_Exercise aim_: Among the entries below, which lines run from the line with "What seaborn and" through the line with "import seaborn as sns"? Retype those, both ends included, exactly and without pictures.

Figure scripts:
______________________________

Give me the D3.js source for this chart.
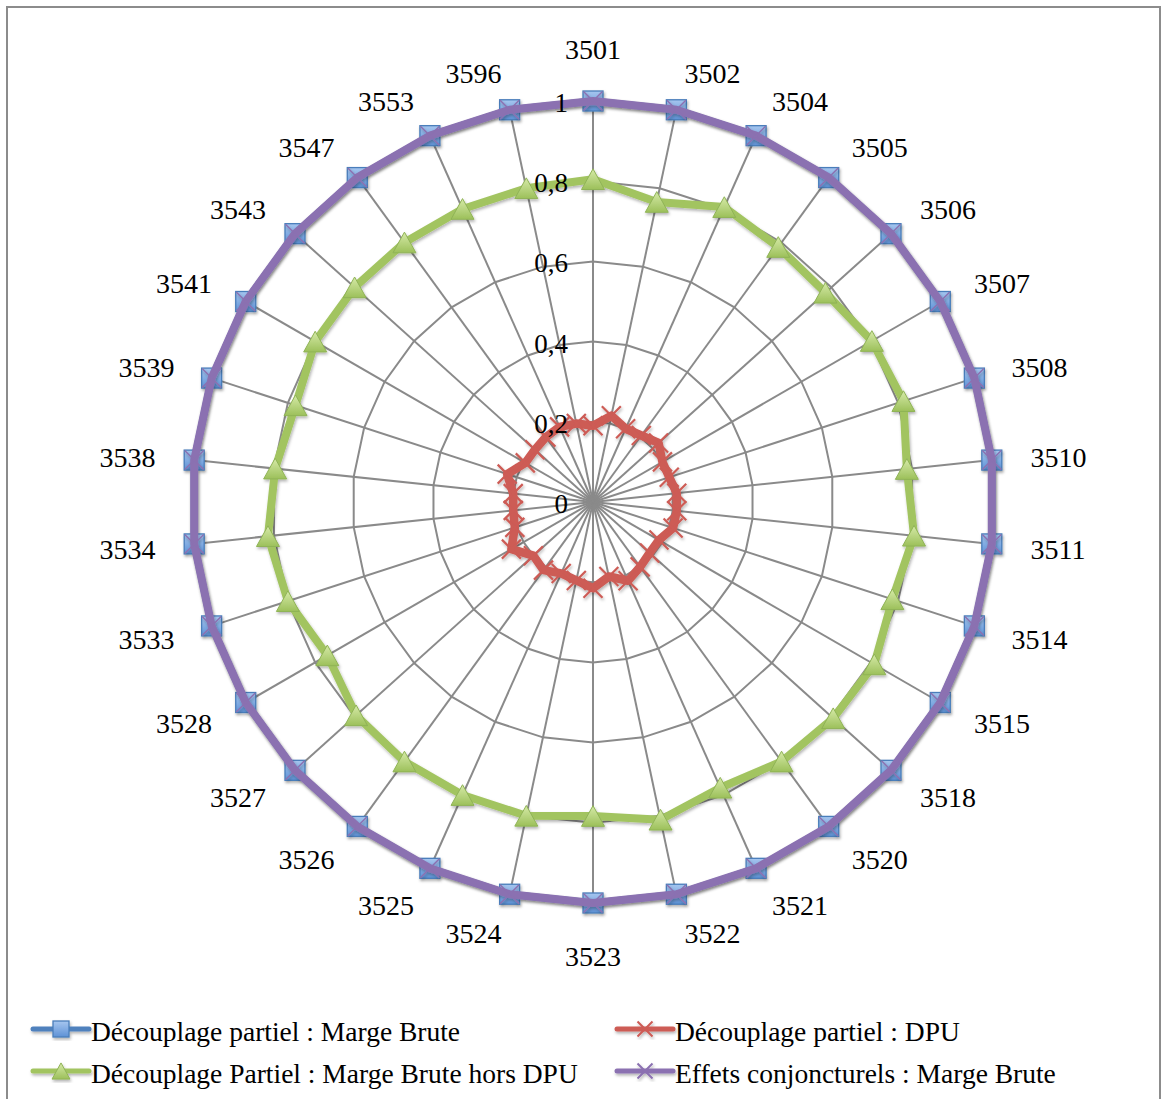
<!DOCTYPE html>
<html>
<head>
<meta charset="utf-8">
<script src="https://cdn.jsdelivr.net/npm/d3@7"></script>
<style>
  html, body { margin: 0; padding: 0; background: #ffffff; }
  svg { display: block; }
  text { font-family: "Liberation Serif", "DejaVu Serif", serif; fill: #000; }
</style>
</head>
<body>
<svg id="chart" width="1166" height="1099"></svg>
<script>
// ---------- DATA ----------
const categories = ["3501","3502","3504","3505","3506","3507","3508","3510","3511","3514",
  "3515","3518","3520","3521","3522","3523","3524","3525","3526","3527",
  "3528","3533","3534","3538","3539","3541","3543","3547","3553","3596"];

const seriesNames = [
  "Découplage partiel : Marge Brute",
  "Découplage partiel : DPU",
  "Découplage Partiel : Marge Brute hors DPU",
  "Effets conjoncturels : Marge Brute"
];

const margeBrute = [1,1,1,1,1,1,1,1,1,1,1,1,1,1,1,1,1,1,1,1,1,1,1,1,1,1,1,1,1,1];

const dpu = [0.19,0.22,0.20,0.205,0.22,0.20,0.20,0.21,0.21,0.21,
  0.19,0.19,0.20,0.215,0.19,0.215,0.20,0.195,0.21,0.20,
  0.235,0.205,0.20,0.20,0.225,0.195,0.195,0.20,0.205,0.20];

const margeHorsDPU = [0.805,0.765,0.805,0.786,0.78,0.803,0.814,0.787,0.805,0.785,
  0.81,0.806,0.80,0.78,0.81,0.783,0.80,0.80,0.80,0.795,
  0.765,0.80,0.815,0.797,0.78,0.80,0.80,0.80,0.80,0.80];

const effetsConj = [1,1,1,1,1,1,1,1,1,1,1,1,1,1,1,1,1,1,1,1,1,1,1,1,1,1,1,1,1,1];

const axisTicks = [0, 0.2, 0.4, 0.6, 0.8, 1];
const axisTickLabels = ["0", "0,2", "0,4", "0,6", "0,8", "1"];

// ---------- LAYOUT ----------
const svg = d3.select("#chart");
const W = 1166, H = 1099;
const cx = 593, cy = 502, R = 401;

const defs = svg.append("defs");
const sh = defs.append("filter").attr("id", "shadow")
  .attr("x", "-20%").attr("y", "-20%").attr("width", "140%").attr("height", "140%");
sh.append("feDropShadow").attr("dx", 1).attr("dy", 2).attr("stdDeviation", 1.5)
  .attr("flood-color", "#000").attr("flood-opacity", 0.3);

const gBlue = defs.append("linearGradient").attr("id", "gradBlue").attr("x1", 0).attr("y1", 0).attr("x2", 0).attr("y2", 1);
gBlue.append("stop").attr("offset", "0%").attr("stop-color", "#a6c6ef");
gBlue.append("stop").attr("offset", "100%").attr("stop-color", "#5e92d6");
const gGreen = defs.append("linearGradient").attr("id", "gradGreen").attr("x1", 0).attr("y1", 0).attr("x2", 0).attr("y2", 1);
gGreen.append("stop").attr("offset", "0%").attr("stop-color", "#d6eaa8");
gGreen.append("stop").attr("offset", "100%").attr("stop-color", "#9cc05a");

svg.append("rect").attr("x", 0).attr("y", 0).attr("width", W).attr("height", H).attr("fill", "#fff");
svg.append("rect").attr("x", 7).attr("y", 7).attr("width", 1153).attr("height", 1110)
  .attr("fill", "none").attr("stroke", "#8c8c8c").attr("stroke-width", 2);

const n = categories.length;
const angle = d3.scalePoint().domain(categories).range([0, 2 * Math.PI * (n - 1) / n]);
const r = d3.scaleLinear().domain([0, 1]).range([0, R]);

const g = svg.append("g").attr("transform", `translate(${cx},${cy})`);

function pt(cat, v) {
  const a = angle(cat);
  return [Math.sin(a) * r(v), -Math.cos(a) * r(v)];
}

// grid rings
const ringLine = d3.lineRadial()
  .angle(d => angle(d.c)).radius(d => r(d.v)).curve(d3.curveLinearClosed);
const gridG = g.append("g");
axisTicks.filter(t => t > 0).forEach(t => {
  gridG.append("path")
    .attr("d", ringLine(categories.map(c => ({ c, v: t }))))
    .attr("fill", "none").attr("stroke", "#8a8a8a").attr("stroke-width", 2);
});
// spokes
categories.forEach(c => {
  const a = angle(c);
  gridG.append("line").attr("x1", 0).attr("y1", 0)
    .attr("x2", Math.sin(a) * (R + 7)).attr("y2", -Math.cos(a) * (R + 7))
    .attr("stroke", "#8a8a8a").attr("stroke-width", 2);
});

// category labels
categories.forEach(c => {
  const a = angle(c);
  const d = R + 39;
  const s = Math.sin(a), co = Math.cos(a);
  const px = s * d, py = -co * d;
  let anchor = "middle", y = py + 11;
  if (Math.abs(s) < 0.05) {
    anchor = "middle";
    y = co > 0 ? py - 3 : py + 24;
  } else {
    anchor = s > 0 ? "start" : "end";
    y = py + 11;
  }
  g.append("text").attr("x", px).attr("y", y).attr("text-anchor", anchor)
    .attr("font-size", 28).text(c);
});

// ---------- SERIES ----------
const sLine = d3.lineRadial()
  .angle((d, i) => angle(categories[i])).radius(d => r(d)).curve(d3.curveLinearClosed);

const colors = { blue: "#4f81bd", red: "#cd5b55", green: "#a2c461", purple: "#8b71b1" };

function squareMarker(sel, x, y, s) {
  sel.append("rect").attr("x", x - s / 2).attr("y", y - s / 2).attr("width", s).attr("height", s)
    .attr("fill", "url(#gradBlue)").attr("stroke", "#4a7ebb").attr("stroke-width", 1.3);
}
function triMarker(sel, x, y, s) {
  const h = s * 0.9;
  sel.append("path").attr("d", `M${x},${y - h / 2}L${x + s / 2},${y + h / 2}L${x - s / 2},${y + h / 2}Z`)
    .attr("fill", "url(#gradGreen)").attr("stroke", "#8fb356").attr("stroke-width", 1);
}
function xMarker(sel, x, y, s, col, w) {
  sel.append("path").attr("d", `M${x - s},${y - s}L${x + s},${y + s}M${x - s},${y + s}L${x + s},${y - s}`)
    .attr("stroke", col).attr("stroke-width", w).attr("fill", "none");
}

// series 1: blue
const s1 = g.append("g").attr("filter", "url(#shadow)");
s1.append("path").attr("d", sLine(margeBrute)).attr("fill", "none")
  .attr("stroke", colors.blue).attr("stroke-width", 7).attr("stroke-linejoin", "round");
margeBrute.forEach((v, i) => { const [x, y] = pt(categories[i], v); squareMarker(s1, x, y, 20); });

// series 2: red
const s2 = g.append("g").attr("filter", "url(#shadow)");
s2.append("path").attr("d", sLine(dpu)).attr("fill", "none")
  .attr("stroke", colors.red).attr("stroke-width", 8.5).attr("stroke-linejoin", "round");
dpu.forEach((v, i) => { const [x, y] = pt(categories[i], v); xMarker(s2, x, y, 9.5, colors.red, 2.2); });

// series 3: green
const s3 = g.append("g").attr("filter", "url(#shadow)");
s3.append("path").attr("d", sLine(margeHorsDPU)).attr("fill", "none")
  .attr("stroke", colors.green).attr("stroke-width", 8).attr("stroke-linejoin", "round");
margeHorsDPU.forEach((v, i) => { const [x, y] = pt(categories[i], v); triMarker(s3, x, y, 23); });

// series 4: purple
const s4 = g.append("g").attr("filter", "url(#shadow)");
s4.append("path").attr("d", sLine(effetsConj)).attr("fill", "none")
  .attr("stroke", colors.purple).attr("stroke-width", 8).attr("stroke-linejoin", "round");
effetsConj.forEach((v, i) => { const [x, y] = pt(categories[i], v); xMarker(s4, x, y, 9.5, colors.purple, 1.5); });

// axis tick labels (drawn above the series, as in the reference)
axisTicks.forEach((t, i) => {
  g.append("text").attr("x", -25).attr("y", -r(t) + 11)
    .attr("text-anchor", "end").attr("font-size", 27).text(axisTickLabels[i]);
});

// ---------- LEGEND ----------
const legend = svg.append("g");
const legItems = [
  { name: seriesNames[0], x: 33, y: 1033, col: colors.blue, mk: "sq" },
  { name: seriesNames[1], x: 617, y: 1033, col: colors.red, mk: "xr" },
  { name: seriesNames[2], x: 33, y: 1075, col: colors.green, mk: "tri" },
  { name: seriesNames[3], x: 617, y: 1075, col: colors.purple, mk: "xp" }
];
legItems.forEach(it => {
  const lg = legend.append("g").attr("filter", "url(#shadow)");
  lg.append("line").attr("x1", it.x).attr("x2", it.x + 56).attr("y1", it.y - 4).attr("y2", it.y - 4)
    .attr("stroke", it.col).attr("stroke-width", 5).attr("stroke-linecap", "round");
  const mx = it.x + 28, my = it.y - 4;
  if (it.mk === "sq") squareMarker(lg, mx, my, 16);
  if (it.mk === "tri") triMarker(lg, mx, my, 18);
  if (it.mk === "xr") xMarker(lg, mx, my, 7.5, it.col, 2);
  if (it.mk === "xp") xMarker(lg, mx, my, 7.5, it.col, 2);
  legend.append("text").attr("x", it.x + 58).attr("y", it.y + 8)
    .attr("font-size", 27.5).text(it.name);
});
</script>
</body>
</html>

______________________________

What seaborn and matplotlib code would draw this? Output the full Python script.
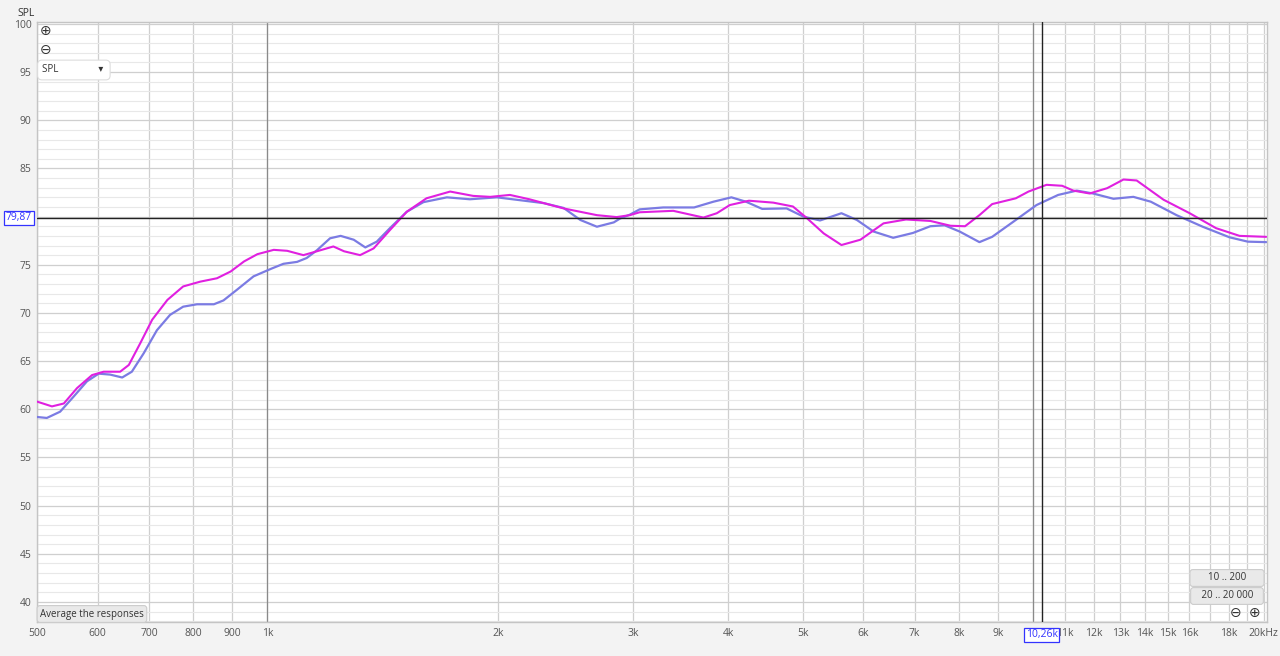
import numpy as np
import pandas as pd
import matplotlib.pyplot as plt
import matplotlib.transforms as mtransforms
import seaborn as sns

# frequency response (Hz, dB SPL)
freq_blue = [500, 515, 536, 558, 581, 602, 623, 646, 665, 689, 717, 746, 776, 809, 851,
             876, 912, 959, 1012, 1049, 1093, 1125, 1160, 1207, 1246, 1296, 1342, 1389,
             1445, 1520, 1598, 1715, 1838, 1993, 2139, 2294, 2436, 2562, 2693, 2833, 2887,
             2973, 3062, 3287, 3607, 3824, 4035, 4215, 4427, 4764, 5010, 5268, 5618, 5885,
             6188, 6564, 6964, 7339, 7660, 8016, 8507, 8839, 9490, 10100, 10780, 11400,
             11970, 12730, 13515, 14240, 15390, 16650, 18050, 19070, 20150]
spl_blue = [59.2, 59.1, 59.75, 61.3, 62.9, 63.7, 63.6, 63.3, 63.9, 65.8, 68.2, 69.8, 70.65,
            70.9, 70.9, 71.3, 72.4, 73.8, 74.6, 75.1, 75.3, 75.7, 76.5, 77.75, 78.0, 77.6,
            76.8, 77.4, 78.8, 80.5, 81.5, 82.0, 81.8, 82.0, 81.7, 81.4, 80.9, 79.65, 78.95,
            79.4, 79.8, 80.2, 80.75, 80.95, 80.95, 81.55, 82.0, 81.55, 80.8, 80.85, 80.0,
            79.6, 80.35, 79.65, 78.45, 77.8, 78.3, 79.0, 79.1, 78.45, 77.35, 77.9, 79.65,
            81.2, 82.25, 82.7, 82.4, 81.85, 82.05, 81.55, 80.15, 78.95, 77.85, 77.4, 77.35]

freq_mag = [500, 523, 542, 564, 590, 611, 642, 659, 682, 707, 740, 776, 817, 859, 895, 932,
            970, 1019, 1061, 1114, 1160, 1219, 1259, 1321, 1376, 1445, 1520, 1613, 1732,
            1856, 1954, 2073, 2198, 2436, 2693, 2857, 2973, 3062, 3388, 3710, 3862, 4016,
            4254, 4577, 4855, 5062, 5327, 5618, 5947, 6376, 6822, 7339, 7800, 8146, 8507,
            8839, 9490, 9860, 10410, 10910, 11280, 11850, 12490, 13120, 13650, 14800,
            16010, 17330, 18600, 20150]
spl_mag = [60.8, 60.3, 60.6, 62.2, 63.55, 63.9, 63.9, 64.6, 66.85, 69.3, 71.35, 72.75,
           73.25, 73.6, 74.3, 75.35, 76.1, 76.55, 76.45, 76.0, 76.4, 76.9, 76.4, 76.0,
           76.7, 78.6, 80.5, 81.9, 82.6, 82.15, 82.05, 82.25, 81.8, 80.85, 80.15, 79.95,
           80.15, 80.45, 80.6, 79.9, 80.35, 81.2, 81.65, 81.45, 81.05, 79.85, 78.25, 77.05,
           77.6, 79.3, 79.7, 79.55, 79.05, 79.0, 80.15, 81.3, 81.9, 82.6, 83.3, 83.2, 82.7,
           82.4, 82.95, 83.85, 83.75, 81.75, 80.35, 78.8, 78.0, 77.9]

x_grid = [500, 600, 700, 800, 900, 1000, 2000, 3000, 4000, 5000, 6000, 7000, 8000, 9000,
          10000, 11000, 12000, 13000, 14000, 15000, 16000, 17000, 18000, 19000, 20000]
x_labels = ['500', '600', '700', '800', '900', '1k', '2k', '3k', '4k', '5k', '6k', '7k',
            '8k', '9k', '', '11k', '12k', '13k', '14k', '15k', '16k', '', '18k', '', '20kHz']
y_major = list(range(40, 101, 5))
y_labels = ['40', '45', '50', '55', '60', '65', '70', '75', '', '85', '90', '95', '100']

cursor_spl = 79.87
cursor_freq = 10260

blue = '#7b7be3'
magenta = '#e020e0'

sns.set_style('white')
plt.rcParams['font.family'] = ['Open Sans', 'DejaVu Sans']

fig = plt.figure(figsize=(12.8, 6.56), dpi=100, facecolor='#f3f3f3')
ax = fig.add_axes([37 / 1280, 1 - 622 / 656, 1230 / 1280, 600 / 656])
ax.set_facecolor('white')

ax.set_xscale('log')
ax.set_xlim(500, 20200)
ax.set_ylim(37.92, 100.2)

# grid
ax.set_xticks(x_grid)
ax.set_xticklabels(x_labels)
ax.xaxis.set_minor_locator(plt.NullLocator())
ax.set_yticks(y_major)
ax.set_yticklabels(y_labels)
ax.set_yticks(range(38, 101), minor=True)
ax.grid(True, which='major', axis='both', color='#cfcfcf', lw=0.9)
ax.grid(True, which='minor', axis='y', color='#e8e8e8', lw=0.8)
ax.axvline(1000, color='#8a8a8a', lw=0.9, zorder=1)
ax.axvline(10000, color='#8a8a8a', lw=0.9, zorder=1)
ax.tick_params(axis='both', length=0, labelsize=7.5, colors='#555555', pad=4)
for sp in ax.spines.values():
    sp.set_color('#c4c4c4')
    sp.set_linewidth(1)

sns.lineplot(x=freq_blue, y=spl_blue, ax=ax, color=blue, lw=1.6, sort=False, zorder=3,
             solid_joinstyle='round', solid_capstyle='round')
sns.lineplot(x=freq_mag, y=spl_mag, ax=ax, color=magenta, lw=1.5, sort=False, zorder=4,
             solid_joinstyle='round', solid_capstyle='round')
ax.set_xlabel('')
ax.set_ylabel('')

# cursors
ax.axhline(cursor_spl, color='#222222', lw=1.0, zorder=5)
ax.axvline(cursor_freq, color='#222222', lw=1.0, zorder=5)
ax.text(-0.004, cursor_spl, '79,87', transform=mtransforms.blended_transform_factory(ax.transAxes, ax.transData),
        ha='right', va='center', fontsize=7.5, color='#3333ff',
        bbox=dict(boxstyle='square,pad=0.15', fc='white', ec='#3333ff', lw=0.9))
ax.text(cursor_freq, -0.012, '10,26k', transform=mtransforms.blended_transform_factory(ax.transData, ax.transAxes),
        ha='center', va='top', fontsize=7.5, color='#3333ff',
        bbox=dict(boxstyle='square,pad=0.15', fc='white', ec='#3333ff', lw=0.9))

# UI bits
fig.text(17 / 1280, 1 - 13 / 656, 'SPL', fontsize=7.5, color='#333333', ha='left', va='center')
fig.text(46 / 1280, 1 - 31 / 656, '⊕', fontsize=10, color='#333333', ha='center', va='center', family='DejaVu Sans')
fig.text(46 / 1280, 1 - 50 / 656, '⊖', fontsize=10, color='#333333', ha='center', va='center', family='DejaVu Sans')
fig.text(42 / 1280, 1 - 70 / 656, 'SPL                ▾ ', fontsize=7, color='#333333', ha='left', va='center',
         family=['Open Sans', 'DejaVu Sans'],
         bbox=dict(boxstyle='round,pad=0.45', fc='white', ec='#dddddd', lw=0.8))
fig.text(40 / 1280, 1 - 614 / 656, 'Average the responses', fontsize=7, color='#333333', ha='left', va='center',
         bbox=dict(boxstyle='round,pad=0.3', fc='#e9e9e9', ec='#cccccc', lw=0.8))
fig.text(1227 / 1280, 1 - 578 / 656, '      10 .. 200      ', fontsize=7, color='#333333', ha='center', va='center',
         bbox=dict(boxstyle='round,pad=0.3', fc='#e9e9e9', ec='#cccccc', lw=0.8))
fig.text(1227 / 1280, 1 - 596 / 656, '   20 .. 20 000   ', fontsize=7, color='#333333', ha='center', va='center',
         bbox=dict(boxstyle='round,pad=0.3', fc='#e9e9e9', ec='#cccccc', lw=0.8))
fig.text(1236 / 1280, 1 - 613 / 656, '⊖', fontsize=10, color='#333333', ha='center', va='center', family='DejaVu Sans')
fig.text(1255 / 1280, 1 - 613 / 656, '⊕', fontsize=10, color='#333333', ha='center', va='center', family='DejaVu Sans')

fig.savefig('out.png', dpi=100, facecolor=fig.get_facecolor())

______________________________

_Task answer_:
What seaborn and matplotlib code would draw this? Output the full Python script.
import numpy as np
import pandas as pd
import matplotlib.pyplot as plt
import matplotlib.transforms as mtransforms
import seaborn as sns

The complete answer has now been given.